Virusachtige coronadeeltjes zijn goed meetbaar met nanotechnologie. Dat blijkt uit onderzoek van Universiteit Twente (UT) en Medisch Spectrum Twente (MST).
Het vaststellen van een beginnende corona-infectie gaat met de huidige methodes niet goed genoeg. Het is daarom belangrijk om snellere en betrouwbaardere methodes te ontwikkelen voor het diagnosticeren van infectieziekten. In dit onderzoek, uitgevoerd door spin-off van de UT ECsens, worden biosensoren ingezet om oplossingen te ontwikkelen voor corona.

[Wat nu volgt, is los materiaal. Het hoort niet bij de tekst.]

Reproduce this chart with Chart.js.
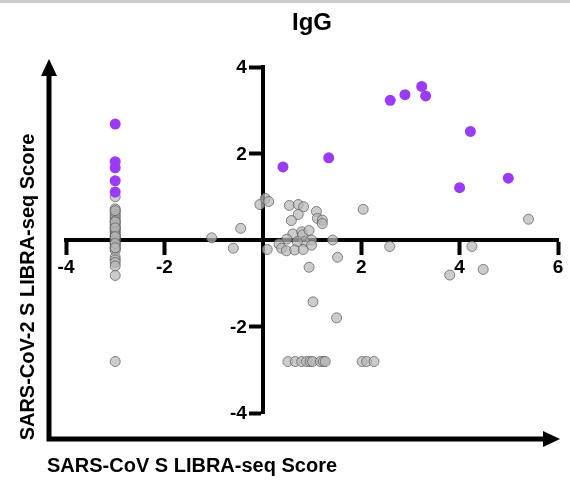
<!DOCTYPE html>
<html>
<head>
<meta charset="utf-8">
<script src="https://cdn.jsdelivr.net/npm/chart.js@4/dist/chart.umd.min.js"></script>
<style>
  body { margin: 0; background: #fff; }
  #wrap { position: relative; width: 570px; height: 485px; }
  #topbar { position: absolute; left: 0; top: 0; width: 570px; height: 3px; background: #cccccc; }
</style>
</head>
<body>
<div id="wrap">
  <canvas id="chart" width="570" height="485"></canvas>
  <div id="topbar"></div>
</div>
<script>
"use strict";
const FONT = "'Liberation Sans', Arial, Helvetica, sans-serif";

// tick values on the two centred axes (0 is left unlabelled)
const xTicks = [-4, -2, 2, 4, 6];
const yTicks = [-4, -2, 2, 4];

// antibodies with high scores for both antigens
const purpleX = [-3, -3, -3, -3, -3, 0.41, 1.34, 2.59, 2.89, 3.23, 3.31, 4.22, 4.99, 4.0];
const purpleY = [2.68, 1.81, 1.67, 1.37, 1.11, 1.69, 1.9, 3.23, 3.36, 3.55, 3.33, 2.51, 1.43, 1.21];

// all other antibodies
const grayX = [
  -3, -3, -3, -3, -3, -3, -3, -3, -3, -3, -3, -3, -3, -3, -3,
  -3, -3, -3, -3, -3, -3, -3, -3, -3, -3, -3, -3, -3, -3,
  -3, -3, -3, -3, -3, -3,
  -1.04, -0.6, -0.45, -0.06, 0.05, 0.12, 0.09, 0.54, 0.72, 0.83, 0.72, 0.58,
  1.09, 1.11, 1.21, 1.21, 0.61, 0.49, 0.79, 0.81, 0.94, 0.99, 0.85, 0.7,
  0.33, 0.38, 0.48, 0.65, 0.82, 0.99, 1.42, 1.52, 0.94, 2.04, 1.02, 1.5,
  0.51, 0.66, 0.79, 0.89, 0.96, 1.01, 1.17, 1.23, 1.27, 2.02, 2.11, 2.26,
  5.4, 2.58, 4.25, 4.48, 3.8
];
const grayY = [
  1.0, 0.72, 0.66, 0.6, 0.55, 0.5, 0.45, 0.4, 0.35, 0.3, 0.26, 0.22, 0.18, 0.14, 0.1,
  0.06, 0.02, -0.02, -0.06, -0.1, -0.15, -0.2, -0.24, -0.4, -0.46, -0.52, -0.6, -0.82, -2.81,
  0.68, 0.42, 0.28, 0.08, -0.08, -0.18,
  0.05, -0.19, 0.27, 0.82, 0.96, 0.89, -0.22, 0.8, 0.82, 0.77, 0.59, 0.45,
  0.66, 0.5, 0.46, 0.38, 0.14, 0.02, 0.19, 0.12, 0.22, 0.0, -0.04, -0.04,
  -0.09, -0.19, -0.25, -0.23, -0.22, -0.12, 0.0, -0.4, -0.63, 0.71, -1.43, -1.8,
  -2.81, -2.81, -2.81, -2.81, -2.81, -2.81, -2.81, -2.81, -2.81, -2.81, -2.81, -2.81,
  0.48, -0.15, -0.15, -0.68, -0.81
];

const titleText = "IgG";
const xTitle = "SARS-CoV S LIBRA-seq Score";
const yTitle = "SARS-CoV-2 S LIBRA-seq Score";

function toPoints(xs, ys) {
  return xs.map((x, i) => ({ x: x, y: ys[i] }));
}

const tickFont = { family: FONT, size: 19, weight: "bold" };

// outer arrow frame, axis titles and the y tick labels (left of the centred axis)
const frame = {
  id: "frame",
  afterDraw(chart) {
    const ctx = chart.ctx;
    const xs = chart.scales.x;
    const ys = chart.scales.y;
    ctx.save();
    ctx.strokeStyle = "#000";
    ctx.fillStyle = "#000";
    ctx.lineWidth = 5;
    ctx.lineJoin = "miter";
    ctx.beginPath();
    ctx.moveTo(49, 74);
    ctx.lineTo(49, 439);
    ctx.lineTo(545, 439);
    ctx.stroke();
    // arrow heads
    ctx.beginPath();
    ctx.moveTo(49, 59);
    ctx.lineTo(41, 76);
    ctx.lineTo(57, 76);
    ctx.closePath();
    ctx.fill();
    ctx.beginPath();
    ctx.moveTo(560, 439);
    ctx.lineTo(543, 431);
    ctx.lineTo(543, 447);
    ctx.closePath();
    ctx.fill();

    // y tick labels
    ctx.font = "bold " + tickFont.size + "px " + FONT;
    ctx.textAlign = "right";
    ctx.textBaseline = "middle";
    const labelX = xs.getPixelForValue(0) - 2 - 12 - 2;
    ys.ticks.forEach((t) => {
      ctx.fillText(String(t.value), labelX, ys.getPixelForValue(t.value) + 1);
    });

    ctx.font = "bold 20px " + FONT;
    ctx.textBaseline = "middle";
    ctx.textAlign = "left";
    ctx.fillText(xTitle, 47, 466);
    ctx.translate(28, 287);
    ctx.rotate(-Math.PI / 2);
    ctx.textAlign = "center";
    ctx.fillText(yTitle, 0, 0);
    ctx.restore();
  }
};

new Chart(document.getElementById("chart"), {
  type: "scatter",
  data: {
    datasets: [
      {
        label: "high",
        data: toPoints(purpleX, purpleY),
        backgroundColor: "#9a3cf5",
        borderColor: "#9a3cf5",
        borderWidth: 0,
        pointRadius: 5.5,
      },
      {
        label: "other",
        data: toPoints(grayX, grayY),
        backgroundColor: "rgba(185,185,185,0.72)",
        borderColor: "rgba(90,90,90,0.72)",
        borderWidth: 1,
        pointRadius: 5,
      },
    ],
  },
  options: {
    responsive: false,
    animation: false,
    devicePixelRatio: 1,
    layout: { padding: { left: 66, right: 12, top: 0, bottom: 72 } },
    plugins: {
      legend: { display: false },
      tooltip: { enabled: false },
      title: {
        display: true,
        text: titleText,
        color: "#000",
        font: { family: FONT, size: 24, weight: "bold" },
        padding: { top: 9, bottom: 29.2 },
      },
    },
    scales: {
      x: {
        type: "linear",
        min: -4,
        max: 6,
        position: { y: 0 },
        afterBuildTicks: (scale) => {
          scale.ticks = xTicks.map((v) => ({ value: v }));
        },
        grid: { drawOnChartArea: false, drawTicks: true, tickLength: 13, tickWidth: 4, tickColor: "#000" },
        border: { color: "#000", width: 4 },
        ticks: { color: "#000", font: tickFont, padding: 3, maxRotation: 0 },
      },
      y: {
        type: "linear",
        min: -4,
        max: 4,
        position: { x: 0 },
        afterBuildTicks: (scale) => {
          scale.ticks = yTicks.map((v) => ({ value: v }));
        },
        grid: { drawOnChartArea: false, drawTicks: true, tickLength: 12, tickWidth: 4, tickColor: "#000" },
        border: { color: "#000", width: 4 },
        ticks: { display: false },
      },
    },
  },
  plugins: [frame],
});
</script>
</body>
</html>
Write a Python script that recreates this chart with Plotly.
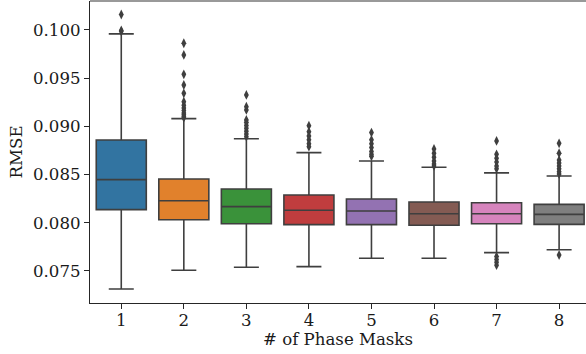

Met behulp van biosensoren kunnen met handzame apparaatjes analyses worden uitgevoerd op patiëntenmateriaal. In dit onderzoek wordt een beetje vloeistof van een neusuitstrijkje in een chip geplaatst. In de chip zitten nano-electrodes die aan de hand van een elektrisch signaal heel specifiek de virusdeeltjes kunnen herkennen. De onderzoekers zijn met hun nanotechnologie als enige in staat om virusdeeltjes snel één voor één te detecteren. Tests kunnen hierdoor met een grote betrouwbaarheid uitgevoerd worden.
Nadat is gebleken dat virusachtige deeltjes goed meetbaar zijn met biosensoren, is de volgende stap om in een klinische omgeving aan te tonen dat het met echte patiëntenmonsters ook werkt. De onderzoekers werken eraan om ervoor te zorgen dat het hele systeem compact is en gemakkelijk in gebruik. Zo zou het ook op locatie ingezet kunnen worden, bijvoorbeeld bij evenementen. Er is dan geen centraal onderzoekslab meer nodig voor het uitvoeren van de testen.
Marjolein Brusse-Keizer, Paul van der Valk en Job van der Palen van de afdeling Longgeneeskunde van MST en Rob Klont van LabMicTA zijn betrokken bij de opzet van het onderzoek en het verzamelen van patiëntenmateriaal.